What is Bart?

By MacKay Gibbs

As UVE’s 2025 EOV season comes to an end, our EOV crew is reflecting on all the miles traveled, landbases surveyed, land steward conversations, and the unexpected challenges we were able to overcome. Monitors Rachel Lohof Larsen, Sarah Choi, Megan Weeber, Chris Hart, Dylan Boeken, West Lambert, Spencer Tregilgas, Turie Norman, and Madison Throop performed Ecological Outcome Verification (EOV) monitoring on 45 landbases, in 7 states, covering over 500,000 acres. To be able to complete this amount of work within the span of a few months requires amazing teamwork, stamina, perseverance, a good sense of humor, and a piece of technology known as Bart.

 

Who is Bart?

Not who but what...

Bart is a proprietary software developed by our partner hub in the UK, 3LM, to increase the efficiency of Ecological Outcome Verification (EOV) in support of large-scale global monitoring. 

 
 
 
 
 
 
 

Bart being used to collect data in South Dakota in 2024

EOV has long been at the heart of ensuring land health, but traditional methods have presented significant challenges in terms of scalability, efficiency, and accessibility. Paper-based documentation has slowed progress, made data management cumbersome, and created unnecessary barriers to achieving real impact. Bart was developed to revolutionize the EOV process and accelerate the global transition to regenerative land management.

 
 

Real-time Data Collection

Traditional EOV methods relied on paper documentation, making data collection time-consuming, error-prone, and difficult to scale. With Bart, 3LM is working to reduce inefficiencies. Instead of using paper and pen to document landbase data and, at a later date, entering that data manually into a platform, Bart enables real-time data collection, allowing monitors to enter Ecological Health Index (EHI) scores and capture notes and photographs efficiently in the field. This allows monitors to focus on identifying patterns in the landscape that drive meaningful change. Data entered in the field is uploaded in real-time and available for reporting. This gives land stewards timely access to information in support of informed decision-making and proactive land management.

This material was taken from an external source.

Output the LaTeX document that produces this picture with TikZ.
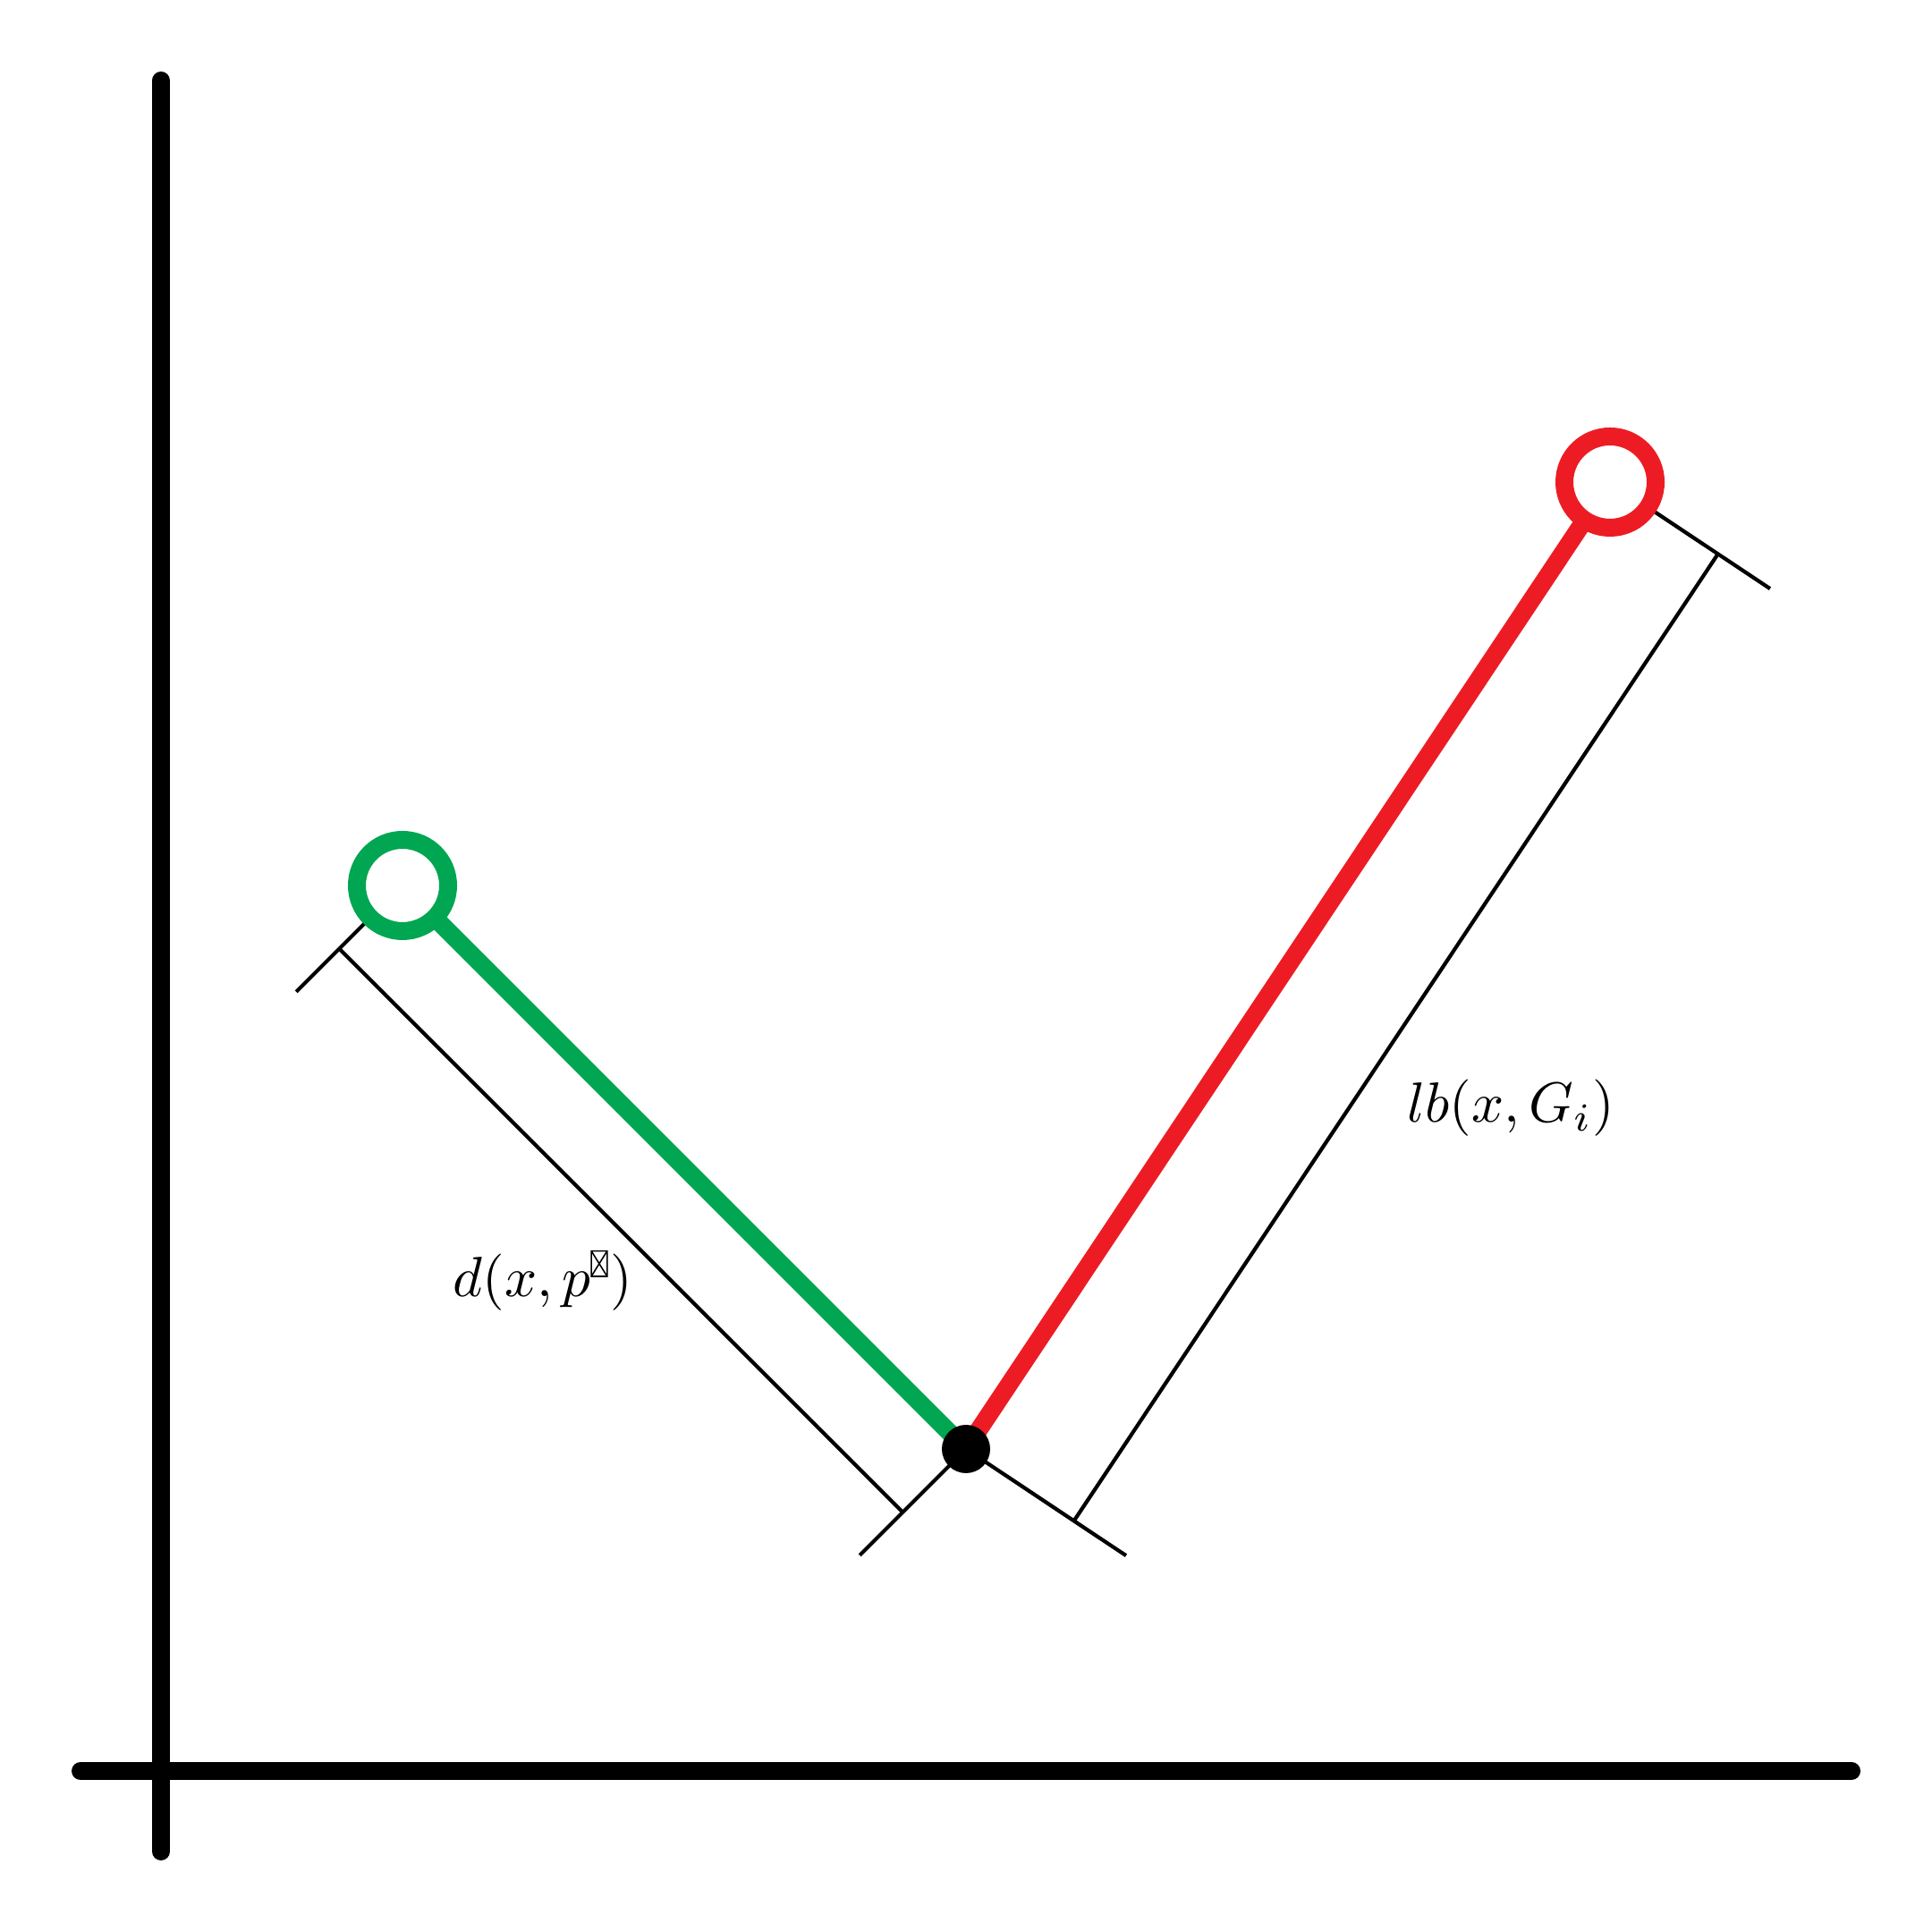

Scaling EOV for Global Impact

Screenshot from the Bart portal showing UVE landbases in 2025

Bart expands the reach and effectiveness of regenerative agriculture by allowing UVE and other Savory hubs to scale EOV rapidly without compromising accuracy or efficiency. Bart streamlines data collection and reporting, providing a seamless, technology-driven approach to monitoring land health. With thousands of land bases to assess worldwide, traditional methods simply couldn’t keep up. Bart provides a solution that can work anywhere on the planet, even in remote areas with no internet access. As of 2025, Bart is being used in multiple countries to monitor over 5.5 million acres in 35 different ecoregions. 

Bart is more than just a tool—it’s a catalyst for global regeneration: making EOV faster, more scalable, and paving the way for a truly regenerative future.

West Lambert and Dora Cohen enter EOV data into Bart during a Baseline monitoring event in Union, Oregon in July 2025.